RAW DATA:
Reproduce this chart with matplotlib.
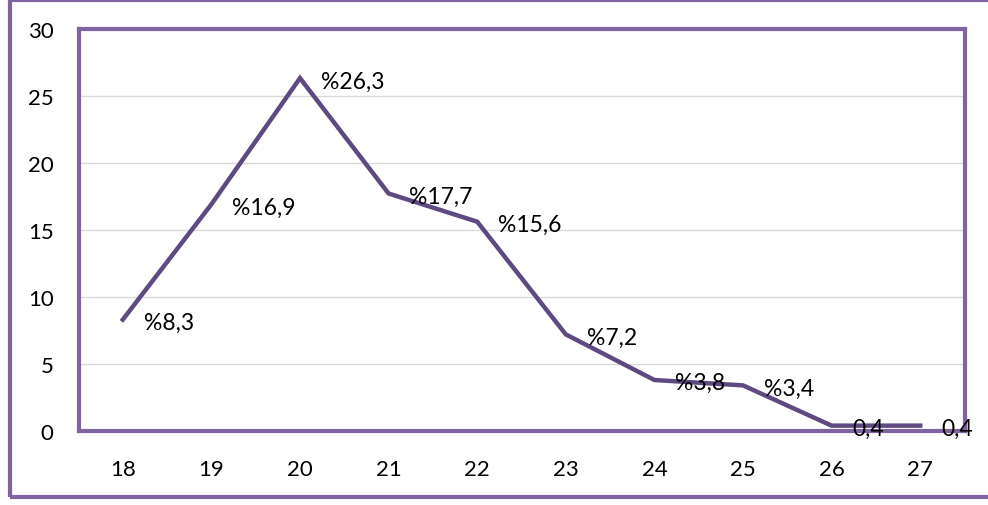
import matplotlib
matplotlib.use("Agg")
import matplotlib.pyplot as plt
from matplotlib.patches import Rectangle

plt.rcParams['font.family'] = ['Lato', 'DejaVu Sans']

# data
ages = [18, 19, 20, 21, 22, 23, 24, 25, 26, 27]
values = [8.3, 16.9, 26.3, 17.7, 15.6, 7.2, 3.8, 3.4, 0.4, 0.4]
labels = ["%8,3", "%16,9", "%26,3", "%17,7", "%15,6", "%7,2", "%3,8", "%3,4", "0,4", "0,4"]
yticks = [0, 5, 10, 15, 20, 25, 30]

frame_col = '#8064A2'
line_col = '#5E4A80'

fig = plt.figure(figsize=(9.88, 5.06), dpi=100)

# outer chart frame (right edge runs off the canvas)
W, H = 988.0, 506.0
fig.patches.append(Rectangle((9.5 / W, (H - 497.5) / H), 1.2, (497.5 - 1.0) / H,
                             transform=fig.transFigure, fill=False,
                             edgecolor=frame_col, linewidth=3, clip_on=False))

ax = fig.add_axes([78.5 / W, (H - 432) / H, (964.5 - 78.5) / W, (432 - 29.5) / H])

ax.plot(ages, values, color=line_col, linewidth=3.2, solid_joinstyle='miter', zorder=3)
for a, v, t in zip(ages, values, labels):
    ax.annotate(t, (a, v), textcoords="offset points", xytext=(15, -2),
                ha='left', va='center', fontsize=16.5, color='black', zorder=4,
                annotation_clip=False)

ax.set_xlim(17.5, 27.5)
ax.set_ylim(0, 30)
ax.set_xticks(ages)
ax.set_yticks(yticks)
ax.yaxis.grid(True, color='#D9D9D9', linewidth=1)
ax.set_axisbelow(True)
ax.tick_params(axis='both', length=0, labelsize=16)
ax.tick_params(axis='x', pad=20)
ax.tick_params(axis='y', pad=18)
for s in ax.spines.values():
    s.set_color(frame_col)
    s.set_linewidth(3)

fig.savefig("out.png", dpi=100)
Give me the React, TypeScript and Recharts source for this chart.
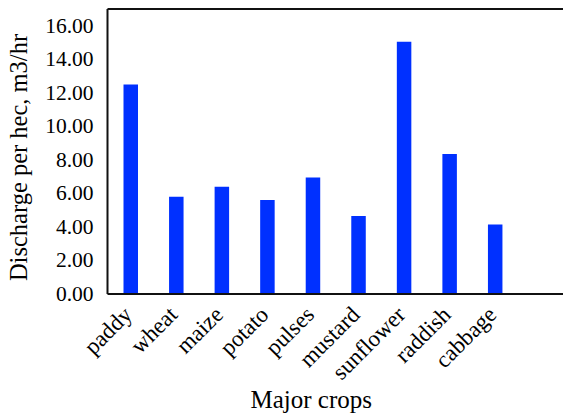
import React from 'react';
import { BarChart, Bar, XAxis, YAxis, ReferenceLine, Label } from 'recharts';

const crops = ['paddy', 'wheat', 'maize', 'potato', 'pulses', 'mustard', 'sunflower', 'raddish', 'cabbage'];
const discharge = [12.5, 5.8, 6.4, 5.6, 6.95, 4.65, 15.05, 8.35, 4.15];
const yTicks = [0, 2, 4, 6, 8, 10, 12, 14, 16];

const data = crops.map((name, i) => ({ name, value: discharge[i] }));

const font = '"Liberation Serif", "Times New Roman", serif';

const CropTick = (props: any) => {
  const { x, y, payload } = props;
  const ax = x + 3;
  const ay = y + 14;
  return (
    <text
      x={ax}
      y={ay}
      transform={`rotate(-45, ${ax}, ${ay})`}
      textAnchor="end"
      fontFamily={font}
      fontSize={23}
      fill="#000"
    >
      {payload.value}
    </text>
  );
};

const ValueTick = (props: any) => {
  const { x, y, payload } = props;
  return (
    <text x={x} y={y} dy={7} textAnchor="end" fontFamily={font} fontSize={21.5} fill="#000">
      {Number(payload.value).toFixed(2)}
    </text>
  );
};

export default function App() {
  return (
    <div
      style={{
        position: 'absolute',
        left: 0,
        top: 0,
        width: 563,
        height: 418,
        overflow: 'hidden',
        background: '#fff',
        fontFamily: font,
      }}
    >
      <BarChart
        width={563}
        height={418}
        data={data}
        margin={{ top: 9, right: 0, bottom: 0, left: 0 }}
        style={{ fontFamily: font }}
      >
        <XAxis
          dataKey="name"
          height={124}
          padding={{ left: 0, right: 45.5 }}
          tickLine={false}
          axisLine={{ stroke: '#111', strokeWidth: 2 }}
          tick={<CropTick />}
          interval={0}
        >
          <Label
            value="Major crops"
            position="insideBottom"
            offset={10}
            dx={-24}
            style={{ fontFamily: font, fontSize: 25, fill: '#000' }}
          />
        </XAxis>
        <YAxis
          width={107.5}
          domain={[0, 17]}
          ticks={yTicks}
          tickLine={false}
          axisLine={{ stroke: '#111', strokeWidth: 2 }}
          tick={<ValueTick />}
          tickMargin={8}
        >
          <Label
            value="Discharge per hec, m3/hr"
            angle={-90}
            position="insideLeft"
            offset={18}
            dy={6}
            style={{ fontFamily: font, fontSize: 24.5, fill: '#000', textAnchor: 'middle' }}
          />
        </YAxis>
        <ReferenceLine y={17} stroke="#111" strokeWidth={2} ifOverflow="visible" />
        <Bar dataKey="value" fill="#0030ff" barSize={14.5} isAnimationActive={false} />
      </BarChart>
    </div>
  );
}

REQUIREMENT: Include the first line of the records, the line containing "line_col = '#5E4A80'", and every line between them, repeated exactly. Skip the pictures.

FINISHED EXERCISE:
Reproduce this chart with matplotlib.
import matplotlib
matplotlib.use("Agg")
import matplotlib.pyplot as plt
from matplotlib.patches import Rectangle

plt.rcParams['font.family'] = ['Lato', 'DejaVu Sans']

# data
ages = [18, 19, 20, 21, 22, 23, 24, 25, 26, 27]
values = [8.3, 16.9, 26.3, 17.7, 15.6, 7.2, 3.8, 3.4, 0.4, 0.4]
labels = ["%8,3", "%16,9", "%26,3", "%17,7", "%15,6", "%7,2", "%3,8", "%3,4", "0,4", "0,4"]
yticks = [0, 5, 10, 15, 20, 25, 30]

frame_col = '#8064A2'
line_col = '#5E4A80'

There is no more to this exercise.